Initialement prévue pour les droits de succession, la procédure de la dation a vu son champ étendu aux droits de mutation à titre gratuit, c’est-à-dire les droits de donation, et plus récemment à l’impôt sur la fortune (ISF). La procédure ne s’applique pas en revanche à l’impôt sur le revenu. Le fisc se réserve bien sûr le droit de refuser ce mode de paiement alternatif, sans recours possible pour le contribuable.

Les successions représentent 75 % des dations

L’oeuvre proposée doit être de haute valeur artistique (oeuvres d’artistes dont le prestige est indiscutable, oeuvres d’art qui présentent un témoignage sociologique, politique, historique ou religieux, oeuvres d’artistes anciens redécouverts au gré des études historiques et oeuvres d’art contemporain) ou de haute valeur historique (documents et souvenirs militaires, pièces archéologiques, antiques, orientales, tribales, archives littéraires, musicales, collections de philatélie, etc.).

Le contribuable propose une valeur pour l’oeuvre qui paiera ses impôts. La commission de la dation, placée sous l’égide du ministère de la Culture, avec l’aide des conservateurs et d’experts reconnus, examine l’intérêt de l’objet proposé et se prononce sur son estimation. Libre ensuite au contribuable de confirmer son souhait de payer par dation. Libre également à la commission d’accepter ou non l’oeuvre proposée.

Pour l’Etat français, cela rapporte gros.
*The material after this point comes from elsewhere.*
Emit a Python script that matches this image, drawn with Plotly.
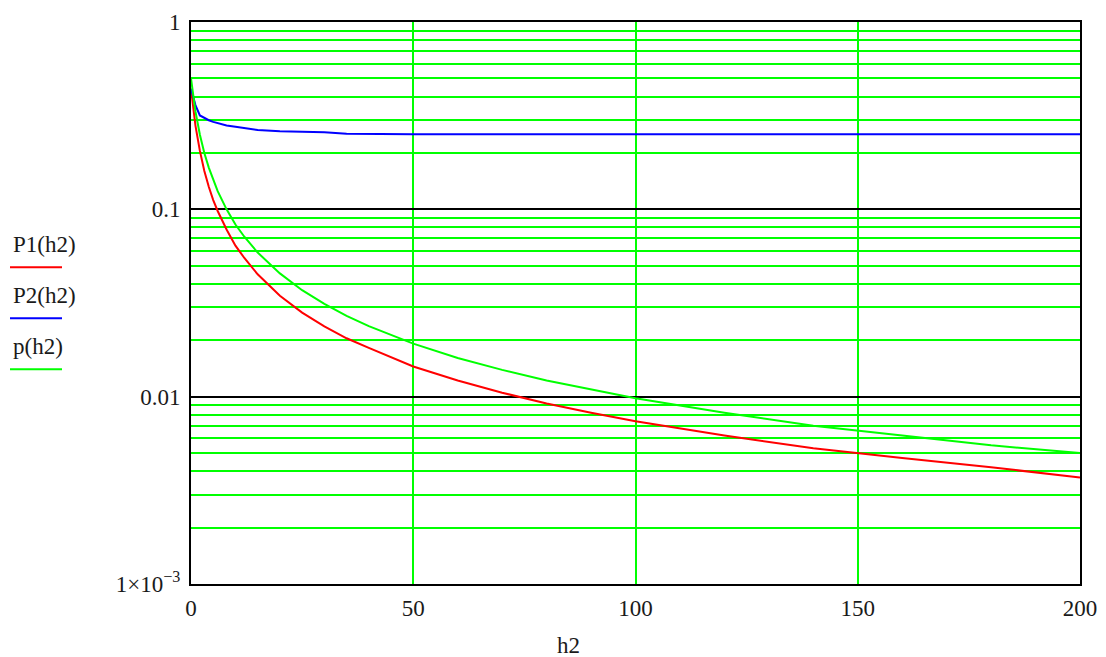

Depuis la première dation en 1972 du portrait de Diderot par Fragonard, plus de 10.000 oeuvres d’art d’une valeur globale de plus de 800 millions d’euros sont venues enrichir les musées nationaux. Les successions représentent 75 % des dations réalisées, les donations 12 % et l’ISF 13 %.

Pas de musée Picasso sans la dation

Sans la dation, il n’y aurait pas de musée Picasso à Paris et pas de second Vermeer au Louvre, “dans la mesure où ces oeuvres n’auraient jamais pu être achetées au prix du marché sur les budgets annuels d’acquisition du ministère de la Culture”, rappelait en 2009 la ministre de la Culture de l’époque, Christine Albanel.

La liste des oeuvres acquises par l’Etat français via la dation est impressionnante. Citons entre autres L’astronome de Johannes Vermeer, L’origine du monde de Gustave Courbet, Un combat de taureau d’Edouard Manet, Danse à la ville de Pierre-Auguste Renoir, ou encore des oeuvres plus modernes comme deux tableaux de Mark Rothko et Francis Bacon. Sans oublier trois sculptures de César finalement cédées au Centre Pompidou.